Japanese court rules forcing trans people to be sterilised is ‘unconstitutional’
Japan’s top court has declared it unconstitutional to require trans people, who want to legally transition, to be sterilised.
The decision marks the first time the Supreme Court has judged the clause unconstitutional and comes just days after a family court in the country considered a similar case.
On Wednesday (25 October), the Supreme Court’s 15-strong grand bench ruled on the constitutionality of the Gender Identity Disorder Special Cases Act, after an unnamed transgender woman – who has not undergone surgery – began legal action.
The woman, whose identity has been withheld to protect her privacy, says she lives “socially as a woman” but is documented as a male in her family registry because she has not had surgery.
The Japanese Times reported the woman’s lawyers, Kazuyuki Minami and Masafumi Yoshida, said the current law violates her right to pursue happiness and to live without being discriminated against.
The 2004 legislation states that trans people must have their reproductive organs removed for the state to recognise their transition and to have the gender assigned at birth changed on their family registry.
The law also says that, in order to legally transition, trans people must have a diagnosis of gender dysphoria confirmed by at least two doctors, be aged 18 or older, be unmarried and have no underage children.
LGBTQ+ activists and advocacy groups have long criticised the sterilisation requirement and wider legal process in Japan, with Human Rights Watch describing the requirement for surgery as “coercion” and requiring trans people not to have underage children as a violation of their right to privacy and family life.

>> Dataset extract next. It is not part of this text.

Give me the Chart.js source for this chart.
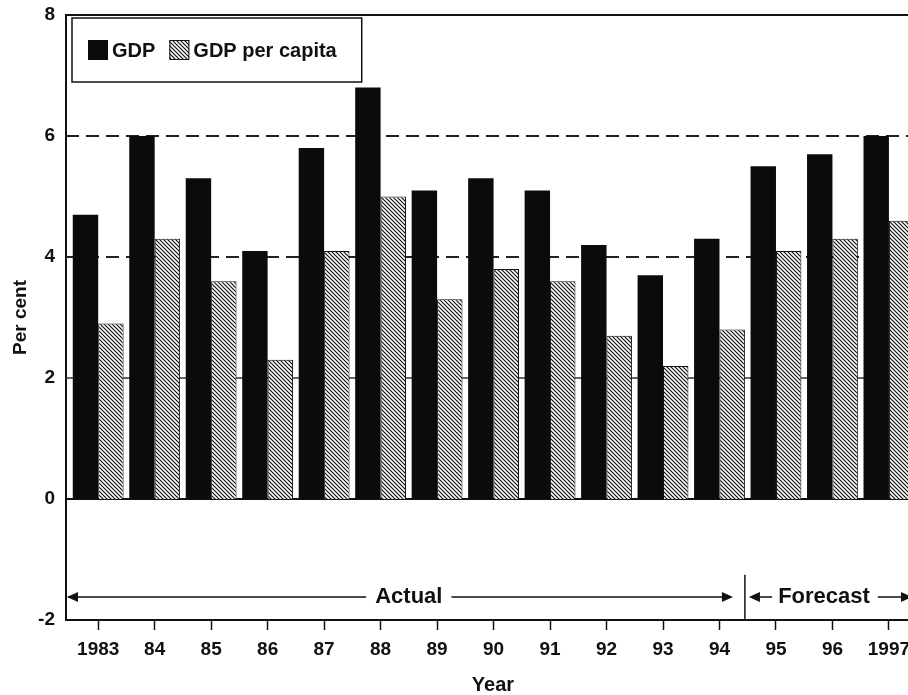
<!DOCTYPE html>
<html>
<head>
<meta charset="utf-8">
<script src="https://cdn.jsdelivr.net/npm/chart.js@4/dist/chart.umd.min.js"></script>
<style>
html,body{margin:0;padding:0;overflow:hidden;background:#fff;}
#wrap{width:940px;height:695px;position:relative;}
</style>
</head>
<body>
<div id="wrap"><canvas id="c"></canvas></div>
<script>
// ---- data ----
const years = ['1983','84','85','86','87','88','89','90','91','92','93','94','95','96','1997'];
const gdp = [4.7, 6.0, 5.3, 4.1, 5.8, 6.8, 5.1, 5.3, 5.1, 4.2, 3.7, 4.3, 5.5, 5.7, 6.0];
const gdpPerCapita = [2.9, 4.3, 3.6, 2.3, 4.1, 5.0, 3.3, 3.8, 3.6, 2.7, 2.2, 2.8, 4.1, 4.3, 4.6];
const seriesNames = ['GDP', 'GDP per capita'];
const yTicks = [-2, 0, 2, 4, 6, 8];
const periodLabels = ['Actual', 'Forecast'];
const lastActualIndex = 11;

// ---- styles ----
const FONT = "'Liberation Sans', Arial, Helvetica, sans-serif";
const INK = '#111';

function makeHatch() {
  const s = 4;
  const c = document.createElement('canvas');
  c.width = s; c.height = s;
  const g = c.getContext('2d');
  g.fillStyle = '#fff'; g.fillRect(0, 0, s, s);
  g.strokeStyle = '#111'; g.lineWidth = 1.2;
  for (const k of [-s, 0, s]) {
    g.beginPath(); g.moveTo(-1, -1 + k); g.lineTo(s + 1, s + 1 + k); g.stroke();
  }
  return g.createPattern(c, 'repeat');
}
const hatch = makeHatch();

const gridStyle = [
  {v: 8, dash: [], w: 2, c: INK},
  {v: 6, dash: [13, 7], w: 2, c: '#222'},
  {v: 4, dash: [13, 7], w: 2, c: '#222'},
  {v: 2, dash: [], w: 1.5, c: '#333'},
  {v: 0, dash: [], w: 2, c: INK}
];

const gridPlugin = {
  id: 'gridPlugin',
  beforeDatasetsDraw(chart) {
    const {ctx, chartArea: a, scales: {y}} = chart;
    ctx.save();
    for (const g of gridStyle) {
      const p = y.getPixelForValue(g.v);
      ctx.beginPath();
      ctx.setLineDash(g.dash);
      ctx.lineWidth = g.w;
      ctx.strokeStyle = g.c;
      ctx.moveTo(a.left, p); ctx.lineTo(a.right, p);
      ctx.stroke();
    }
    ctx.restore();
  }
};

function arrowHead(ctx, x, y, dir) {
  ctx.beginPath();
  ctx.moveTo(x, y);
  ctx.lineTo(x - dir * 11, y - 5);
  ctx.lineTo(x - dir * 11, y + 5);
  ctx.closePath();
  ctx.fill();
}

const periodPlugin = {
  id: 'periodPlugin',
  afterDatasetsDraw(chart) {
    const {ctx, chartArea: a, scales: {x, y}} = chart;
    ctx.save();
    ctx.strokeStyle = INK; ctx.fillStyle = INK; ctx.lineWidth = 1.5;
    const ay = y.getPixelForValue(-1.62);
    const sepX = x.getPixelForValue(lastActualIndex + 0.45);
    ctx.beginPath();
    ctx.moveTo(sepX, y.getPixelForValue(-1.25));
    ctx.lineTo(sepX, a.bottom);
    ctx.stroke();
    ctx.font = 'bold 22px ' + FONT;
    ctx.textAlign = 'center'; ctx.textBaseline = 'middle';
    const ax = x.getPixelForValue(lastActualIndex / 2);
    const aw = ctx.measureText(periodLabels[0]).width;
    ctx.fillText(periodLabels[0], ax, ay);
    ctx.beginPath();
    ctx.moveTo(a.left + 2, ay); ctx.lineTo(ax - aw / 2 - 9, ay);
    ctx.moveTo(ax + aw / 2 + 9, ay); ctx.lineTo(sepX - 14, ay);
    ctx.stroke();
    arrowHead(ctx, a.left + 1, ay, -1);
    arrowHead(ctx, sepX - 12, ay, 1);
    const fx = x.getPixelForValue(12.85);
    const fw = ctx.measureText(periodLabels[1]).width;
    ctx.fillText(periodLabels[1], fx, ay);
    ctx.beginPath();
    ctx.moveTo(sepX + 6, ay); ctx.lineTo(fx - fw / 2 - 6, ay);
    ctx.moveTo(fx + fw / 2 + 8, ay); ctx.lineTo(910, ay);
    ctx.stroke();
    arrowHead(ctx, sepX + 4, ay, -1);
    arrowHead(ctx, 912, ay, 1);
    ctx.restore();
  }
};

const legendPlugin = {
  id: 'legendPlugin',
  afterDraw(chart) {
    const {ctx, chartArea: a} = chart;
    ctx.save();
    const left = a.left + 6, top = a.top + 3;
    ctx.font = 'bold 20px ' + FONT;
    ctx.textBaseline = 'middle'; ctx.textAlign = 'left';
    const sq = 20, cy = top + 32;
    let cx = left + 16;
    const fills = ['#0b0b0b', hatch];
    seriesNames.forEach((name, i) => {
      ctx.fillStyle = fills[i];
      ctx.fillRect(cx, cy - sq / 2, sq, sq);
      if (i === 1) { ctx.strokeStyle = INK; ctx.lineWidth = 1; ctx.strokeRect(cx + 0.5, cy - sq / 2 + 0.5, sq - 1, sq - 1); }
      cx += sq + 4;
      ctx.fillStyle = INK;
      ctx.fillText(name, cx, cy + 1);
      cx += ctx.measureText(name).width + 14;
    });
    ctx.strokeStyle = INK; ctx.lineWidth = 1.5;
    ctx.strokeRect(left, top, cx - left + 11, 64);
    ctx.restore();
  }
};

new Chart(document.getElementById('c'), {
  type: 'bar',
  data: {
    datasets: [
      {label: seriesNames[0], data: gdp.map((v, i) => ({x: i, y: v})), backgroundColor: '#0b0b0b', borderWidth: 0},
      {label: seriesNames[1], data: gdpPerCapita.map((v, i) => ({x: i, y: v})), backgroundColor: hatch, borderColor: INK, borderWidth: 1}
    ]
  },
  options: {
    responsive: true,
    maintainAspectRatio: false,
    animation: false,
    layout: {padding: {top: 15, right: 20, bottom: 0, left: 0}},
    datasets: {bar: {categoryPercentage: 0.9, barPercentage: 1.0}},
    plugins: {legend: {display: false}, tooltip: {enabled: false}},
    scales: {
      x: {
        type: 'linear', min: -0.57, max: 14.55, offset: false,
        afterBuildTicks(s) { s.ticks = years.map((_, i) => ({value: i})); },
        afterFit(s) { s.height = 75; s.paddingLeft = 0; s.paddingRight = 0; },
        grid: {display: true, offset: false, drawOnChartArea: false, drawTicks: true, tickLength: 10, tickColor: INK, tickWidth: 1.5},
        border: {display: true, color: INK, width: 2},
        ticks: {
          callback: (v) => years[v] ?? '',
          font: {family: FONT, size: 19, weight: 'bold'}, color: INK, padding: 8,
          maxRotation: 0, autoSkip: false
        },
        title: {display: true, text: 'Year', color: INK, font: {family: FONT, size: 20, weight: 'bold', lineHeight: 1}, padding: {top: 0, bottom: 0}}
      },
      y: {
        min: -2, max: 8,
        afterBuildTicks(s) { s.ticks = yTicks.map(v => ({value: v})); },
        afterFit(s) { s.width = 66; s.paddingTop = 0; s.paddingBottom = 0; },
        grid: {display: false, drawTicks: false},
        border: {display: true, color: INK, width: 2},
        ticks: {font: {family: FONT, size: 19, weight: 'bold'}, color: INK, padding: 11},
        title: {display: true, text: 'Per cent', color: INK, font: {family: FONT, size: 19, weight: 'bold'}, padding: {top: 9, bottom: 0}}
      }
    }
  },
  plugins: [gridPlugin, periodPlugin, legendPlugin]
});
</script>
</body>
</html>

The Supreme Court’s decision comes just days after the a family court in Shizuoka, on the island of Honshu, ruled it was unconstitutional to require trans people to be sterilised.

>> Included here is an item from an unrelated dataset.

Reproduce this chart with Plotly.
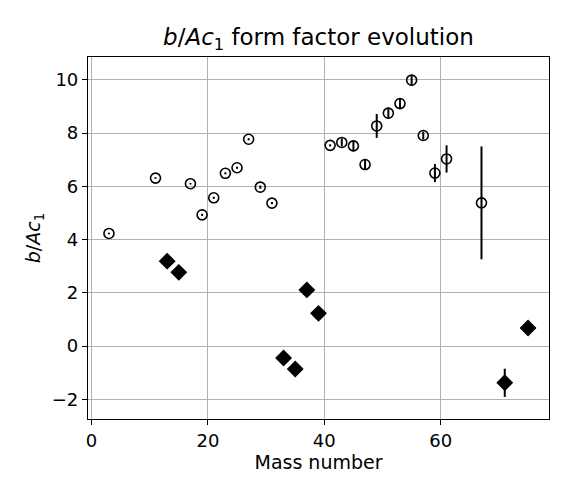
import plotly.graph_objects as go

# Open circles series
circ_A = [3, 11, 17, 19, 21, 23, 25, 27, 29, 31, 41, 43, 45, 47, 49, 51, 53, 55, 57, 59, 61, 67]
circ_y = [4.23, 6.31, 6.10, 4.93, 5.57, 6.49, 6.70, 7.77, 5.97, 5.37, 7.54, 7.65, 7.52, 6.82, 8.27, 8.75, 9.11, 9.99, 7.91, 6.50, 7.03, 5.38]
circ_err = [0.03, 0.03, 0.03, 0.04, 0.04, 0.04, 0.04, 0.04, 0.06, 0.04, 0.04, 0.15, 0.2, 0.2, 0.45, 0.2, 0.2, 0.2, 0.15, 0.34, 0.51, 2.12]

# Filled diamonds series
dia_A = [13, 15, 33, 35, 37, 39, 71, 75]
dia_y = [3.19, 2.77, -0.45, -0.86, 2.11, 1.23, -1.38, 0.68]
dia_err = [0.05, 0.05, 0.05, 0.05, 0.05, 0.05, 0.53, 0.05]

x_ticks = [0, 20, 40, 60]
y_ticks = [-2, 0, 2, 4, 6, 8, 10]

fig = go.Figure()
fig.add_trace(go.Scatter(
    x=circ_A, y=circ_y, mode="markers",
    marker=dict(symbol="circle-open", size=10, color="black", line=dict(width=1.6, color="black")),
    error_y=dict(type="data", array=circ_err, visible=True, color="black", thickness=2, width=0),
    showlegend=False,
))
fig.add_trace(go.Scatter(
    x=dia_A, y=dia_y, mode="markers",
    marker=dict(symbol="diamond", size=13, color="black", line=dict(width=0)),
    error_y=dict(type="data", array=dia_err, visible=True, color="black", thickness=2, width=0),
    showlegend=False,
))

axis_common = dict(
    showline=True, linecolor="black", linewidth=1.2, mirror=True,
    ticks="outside", ticklen=5, tickwidth=1, tickcolor="black",
    showgrid=True, gridcolor="#b0b0b0", gridwidth=1, zeroline=False,
    tickfont=dict(size=18, color="black"),
)
fig.update_xaxes(range=[-0.6, 78.6], tickvals=x_ticks,
                 title=dict(text="Mass number", font=dict(size=19, color="black"), standoff=4),
                 **axis_common)
fig.update_yaxes(range=[-2.74, 10.86], tickvals=y_ticks,
                 title=dict(text="<i>b</i>/<i>Ac</i><sub>1</sub>", font=dict(size=19, color="black"), standoff=6),
                 **axis_common)
fig.update_layout(
    width=554, height=472,
    margin=dict(l=80, r=13, t=49, b=58),
    paper_bgcolor="white", plot_bgcolor="white",
    font=dict(family="DejaVu Sans", color="black"),
    title=dict(text="<i>b</i>/<i>Ac</i><sub>1</sub> form factor evolution",
               x=0.5, xref="paper", xanchor="center", y=1, yref="container", yanchor="top",
               pad=dict(t=21), font=dict(size=23, color="black")),
)
fig.write_html("out.html")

The ruling came after trans man Gen Suzuki filed a request in 2021 to change his gender to male on official documentation but did not wish to have surgery on his reproductive organs.

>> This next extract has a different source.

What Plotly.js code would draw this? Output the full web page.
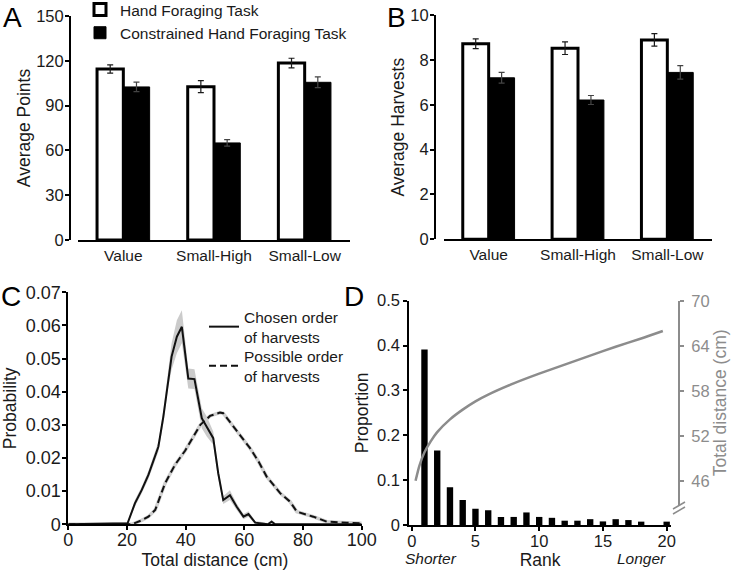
<!DOCTYPE html>
<html><head><meta charset="utf-8">
<script src="https://cdn.plot.ly/plotly-3.0.1.min.js"></script>
<style>html,body{margin:0;padding:0;background:#fff}#chart{width:733px;height:575px}</style>
</head><body><div id="chart"></div>
<script>
// ---- Panel A / B data ----
const categories = ['Value', 'Small-High', 'Small-Low'];
const pointsHand = [114.5, 102.7, 118.5];
const pointsHandErr = [2.8, 4.0, 3.2];
const pointsConstrained = [102.5, 65.0, 105.6];
const pointsConstrainedErr = [3.2, 2.2, 3.6];
const harvestsHand = [8.72, 8.52, 8.89];
const harvestsHandErr = [0.22, 0.28, 0.28];
const harvestsConstrained = [7.20, 6.21, 7.44];
const harvestsConstrainedErr = [0.24, 0.20, 0.30];
const pointsTicks = [0, 30, 60, 90, 120, 150];
const harvestsTicks = [0, 2, 4, 6, 8, 10];

// ---- Panel C data ----
const chosenX = [0, 20.2, 22.7, 25.0, 27.3, 30.7, 32.4, 34.1, 35.2, 37.0, 38.7, 40.9, 43.0, 45.5, 47.2, 49.4, 51.1, 52.8, 55.1, 57.4, 59.7, 61.4, 63.7, 66.5, 68.0, 69.3, 70.5, 100];
const chosenY = [0, 0.0003, 0.0063, 0.0103, 0.0149, 0.0234, 0.0325, 0.0445, 0.0506, 0.0566, 0.0596, 0.0440, 0.0438, 0.0320, 0.0295, 0.0260, 0.0154, 0.0073, 0.0088, 0.0053, 0.0023, 0.0031, 0.0005, 0.0003, 0, 0.0008, 0, 0];
const chosenUpper = [0, 0.0006, 0.0073, 0.0113, 0.0161, 0.0249, 0.0345, 0.0475, 0.0546, 0.0616, 0.0646, 0.0470, 0.0468, 0.0350, 0.0325, 0.0280, 0.0169, 0.0085, 0.0103, 0.0063, 0.0031, 0.0039, 0.0010, 0.0006, 0.0003, 0.0014, 0.0003, 0];
const chosenLower = [0, 0, 0.0053, 0.0093, 0.0137, 0.0219, 0.0305, 0.0415, 0.0466, 0.0516, 0.0546, 0.0410, 0.0408, 0.0290, 0.0265, 0.0240, 0.0139, 0.0061, 0.0073, 0.0043, 0.0015, 0.0023, 0, 0, 0, 0.0002, 0, 0];
const possibleX = [0, 21.6, 25.0, 27.3, 29.6, 33.0, 36.4, 39.8, 43.0, 45.0, 48.3, 51.7, 52.8, 56.3, 59.7, 62.0, 64.8, 67.6, 70.0, 72.2, 75.6, 77.9, 83.5, 88.1, 94.9, 100];
const possibleY = [0, 0, 0.0012, 0.0023, 0.0043, 0.0124, 0.0180, 0.0222, 0.0270, 0.0300, 0.0327, 0.0337, 0.0335, 0.0295, 0.0254, 0.0229, 0.0190, 0.0144, 0.0118, 0.0094, 0.0068, 0.0038, 0.0023, 0.0008, 0.0005, 0.0003];
const distTicks = [0, 20, 40, 60, 80, 100];
const probTicks = [0, 0.01, 0.02, 0.03, 0.04, 0.05, 0.06, 0.07];

// ---- Panel D data ----
const ranks = [1, 2, 3, 4, 5, 6, 7, 8, 9, 10, 11, 12, 13, 14, 15, 16, 17, 18, 19, 20];
const proportion = [0.391, 0.166, 0.084, 0.056, 0.036, 0.033, 0.018, 0.018, 0.028, 0.018, 0.016, 0.0096, 0.0096, 0.013, 0.008, 0.013, 0.011, 0.0075, 0, 0.0075];
const curveRank = [0.3, 0.6, 1.0, 1.5, 2.0, 3.0, 4.0, 5.0, 6.0, 8.0, 10.0, 12.0, 14.0, 16.0, 18.0, 19.7];
const curveDistance = [46.0, 48.0, 49.8, 51.3, 52.5, 54.2, 55.5, 56.6, 57.5, 59.0, 60.3, 61.5, 62.7, 63.9, 65.0, 66.0];
const rankTicks = [0, 5, 10, 15, 20];
const propTicks = [0, 0.1, 0.2, 0.3, 0.4, 0.5];
const distRightTicks = [46, 52, 58, 64, 70];

const FONT = 'Liberation Sans, Arial, Helvetica, sans-serif';
const GRAY = '#8c8c8c';
const W = 733, H = 575;
const px = v => v / W;
const py = v => 1 - v / H;

const errStyle = {type: 'data', visible: true, color: '#1a1a1a', thickness: 1.2, width: 3};

const traces = [
  {type: 'bar', x: categories, y: pointsHand, name: 'Hand Foraging Task', xaxis: 'x', yaxis: 'y',
   marker: {color: '#ffffff', line: {color: '#000', width: 3}},
   error_y: Object.assign({array: pointsHandErr}, errStyle), legend: 'legend'},
  {type: 'bar', x: categories, y: pointsConstrained, name: 'Constrained Hand Foraging Task', xaxis: 'x', yaxis: 'y',
   marker: {color: '#000000', line: {color: '#000', width: 1}},
   error_y: Object.assign({array: pointsConstrainedErr}, errStyle, {color: '#444'}), legend: 'legend'},
  {type: 'bar', x: categories, y: harvestsHand, name: 'Hand Foraging Task', xaxis: 'x2', yaxis: 'y2', showlegend: false,
   marker: {color: '#ffffff', line: {color: '#000', width: 3}},
   error_y: Object.assign({array: harvestsHandErr}, errStyle)},
  {type: 'bar', x: categories, y: harvestsConstrained, name: 'Constrained Hand Foraging Task', xaxis: 'x2', yaxis: 'y2', showlegend: false,
   marker: {color: '#000000', line: {color: '#000', width: 1}},
   error_y: Object.assign({array: harvestsConstrainedErr}, errStyle, {color: '#444'})},
  // Panel C
  {type: 'scatter', mode: 'lines', x: chosenX.concat(chosenX.slice().reverse()),
   y: chosenUpper.concat(chosenLower.slice().reverse()), fill: 'toself', fillcolor: 'rgba(190,190,190,0.8)',
   line: {width: 0}, xaxis: 'x3', yaxis: 'y3', showlegend: false, hoverinfo: 'skip'},
  {type: 'scatter', mode: 'lines', x: possibleX, y: possibleY, xaxis: 'x3', yaxis: 'y3', showlegend: false,
   line: {color: '#cfcfcf', width: 3.5}, hoverinfo: 'skip'},
  {type: 'scatter', mode: 'lines', x: chosenX, y: chosenY, name: 'Chosen order<br>of harvests', xaxis: 'x3', yaxis: 'y3',
   line: {color: '#111', width: 2}, legend: 'legend2'},
  {type: 'scatter', mode: 'lines', x: possibleX, y: possibleY, name: 'Possible order<br>of harvests', xaxis: 'x3', yaxis: 'y3',
   line: {color: '#111', width: 2, dash: '7px,4px'}, legend: 'legend3'},
  // Panel D
  {type: 'bar', x: ranks, y: proportion, xaxis: 'x4', yaxis: 'y4', width: 0.5, showlegend: false,
   marker: {color: '#000', line: {width: 0}}},
  {type: 'scatter', mode: 'lines', x: curveRank, y: curveDistance, xaxis: 'x4', yaxis: 'y5', showlegend: false,
   line: {color: GRAY, width: 2.5, shape: 'spline', smoothing: 0.6}}
];

const baseAxis = {showgrid: false, zeroline: false, showline: true, linecolor: '#000', linewidth: 2,
  tickcolor: '#000', tickwidth: 2, ticklen: 4, ticks: 'outside', fixedrange: true,
  tickfont: {family: FONT, size: 16.5, color: '#1a1a1a'}};
const ttl = (t, s) => ({text: t, font: {family: FONT, size: 17.5, color: '#1a1a1a'}, standoff: s});
const legFont = {family: FONT, size: 15.5, color: '#1a1a1a'};

const layout = {
  width: W, height: H, margin: {l: 0, r: 0, t: 0, b: 0, autoexpand: false}, paper_bgcolor: '#fff', plot_bgcolor: 'rgba(0,0,0,0)',
  showlegend: true, barmode: 'group', bargap: 0.42, bargroupgap: 0,
  font: {family: FONT, color: '#1a1a1a'},
  xaxis: Object.assign({}, baseAxis, {domain: [px(78), px(350)], anchor: 'y', type: 'category', range: [-0.5, 2.5], ticks: '',
    tickfont: {family: FONT, size: 15.5, color: '#1a1a1a'}}),
  yaxis: Object.assign({}, baseAxis, {domain: [py(240), py(16)], anchor: 'free', position: px(70), range: [0, 150],
    tickvals: pointsTicks, ticklabelstandoff: -2, title: ttl('Average Points', 0)}),
  xaxis2: Object.assign({}, baseAxis, {domain: [px(444), px(712)], anchor: 'y2', type: 'category', range: [-0.5, 2.5], ticks: '',
    tickfont: {family: FONT, size: 15.5, color: '#1a1a1a'}}),
  yaxis2: Object.assign({}, baseAxis, {domain: [py(239.3), py(15)], anchor: 'free', position: px(435), range: [0, 10],
    tickvals: harvestsTicks, ticklabelstandoff: -2, title: ttl('Average Harvests', 0)}),
  xaxis3: Object.assign({}, baseAxis, {domain: [px(68.3), px(361.7)], anchor: 'y3', range: [0, 100], tickvals: distTicks,
    tickfont: {family: FONT, size: 18, color: '#1a1a1a'}, ticklabelstandoff: -6, title: ttl('Total distance (cm)', 4)}),
  yaxis3: Object.assign({}, baseAxis, {domain: [py(524.3), py(292.3)], anchor: 'x3', range: [0, 0.07], tickvals: probTicks,
    tickfont: {family: FONT, size: 18, color: '#1a1a1a'}, ticklabelstandoff: -2, title: ttl('Probability', 8)}),
  xaxis4: Object.assign({}, baseAxis, {domain: [px(409.3), px(671)], anchor: 'y4', range: [-0.19, 20.34], tickvals: rankTicks,
    ticklabelstandoff: -4, title: ttl('Rank', 4)}),
  yaxis4: Object.assign({}, baseAxis, {domain: [py(525), py(300.7)], anchor: 'x4', range: [0, 0.5], tickvals: propTicks,
    title: ttl('Proportion', 4)}),
  yaxis5: Object.assign({}, baseAxis, {domain: [py(505), py(300.7)], anchor: 'free', position: px(679), side: 'right',
    range: [42.77, 70.04], tickvals: distRightTicks, linecolor: GRAY, tickcolor: GRAY, ticklabelstandoff: 4,
    tickfont: {family: FONT, size: 16.5, color: GRAY},
    title: {text: 'Total distance (cm)', font: {family: FONT, size: 17.5, color: GRAY}, standoff: 0}}),
  legend: {x: px(80), y: py(-7), xanchor: 'left', yanchor: 'top', bgcolor: 'rgba(0,0,0,0)', font: legFont, tracegroupgap: 0},
  legend2: {x: px(204), y: py(300), xanchor: 'left', yanchor: 'top', bgcolor: 'rgba(0,0,0,0)', font: legFont, valign: 'middle'},
  legend3: {x: px(204), y: py(339), xanchor: 'left', yanchor: 'top', bgcolor: 'rgba(0,0,0,0)', font: legFont, valign: 'middle'},
  shapes: [
    {type: 'line', xref: 'paper', yref: 'paper', x0: px(673), y0: py(509), x1: px(685), y1: py(502), line: {color: GRAY, width: 1.5}},
    {type: 'line', xref: 'paper', yref: 'paper', x0: px(673), y0: py(514), x1: px(685), y1: py(507), line: {color: GRAY, width: 1.5}}
  ],
  annotations: [
    {text: 'A', x: px(12), y: py(18), xref: 'paper', yref: 'paper', showarrow: false, xanchor: 'center', yanchor: 'middle', font: {family: FONT, size: 28, color: '#000'}},
    {text: 'B', x: px(396), y: py(18), xref: 'paper', yref: 'paper', showarrow: false, xanchor: 'center', yanchor: 'middle', font: {family: FONT, size: 28, color: '#000'}},
    {text: 'C', x: px(11), y: py(296), xref: 'paper', yref: 'paper', showarrow: false, xanchor: 'center', yanchor: 'middle', font: {family: FONT, size: 28, color: '#000'}},
    {text: 'D', x: px(354), y: py(296), xref: 'paper', yref: 'paper', showarrow: false, xanchor: 'center', yanchor: 'middle', font: {family: FONT, size: 28, color: '#000'}},
    {text: '<i>Shorter</i>', x: px(431), y: py(558), xref: 'paper', yref: 'paper', showarrow: false, xanchor: 'center', yanchor: 'middle', font: {family: FONT, size: 15.5, color: '#1a1a1a'}},
    {text: '<i>Longer</i>', x: px(641), y: py(558), xref: 'paper', yref: 'paper', showarrow: false, xanchor: 'center', yanchor: 'middle', font: {family: FONT, size: 15.5, color: '#1a1a1a'}}
  ]
};

Plotly.newPlot('chart', traces, layout, {displayModeBar: false, staticPlot: true});
</script>
</body></html>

Suzuki, who was diagnosed with gender dysphoria at the age of 40, had hormone therapy treatment and top surgery, but drew the line at the required sterilisation procedure.
He argued such a requirement was inhuman, and the court, in a landmark ruling, agreed. “I want children to hang on to their hope. I want to see a society where sexual diversity is naturally accepted,” he told The Associated Press.
The World Health Organization, UN Human Rights Office and several international bodies have previously called for the elimination of forced, coercive and otherwise involuntary sterilisation. Currently, trans people can change their legal gender in 86 countries, but 39 require surgery.
Japan remains the only G7 nation which does not legally recognise same-sex marriage, with the country’s constitution declaring that such a union is between a man and woman. There are also no discrimination protections for LGBTQ+ people.
However, support for the LGBTQ+ community in the country has been growing, especially among younger people, with recent data suggesting 69 per cent back same-sex marriage, 66 per cent are in favour of same-sex adoption and 69 per cent agree trans people should be protected from discrimination.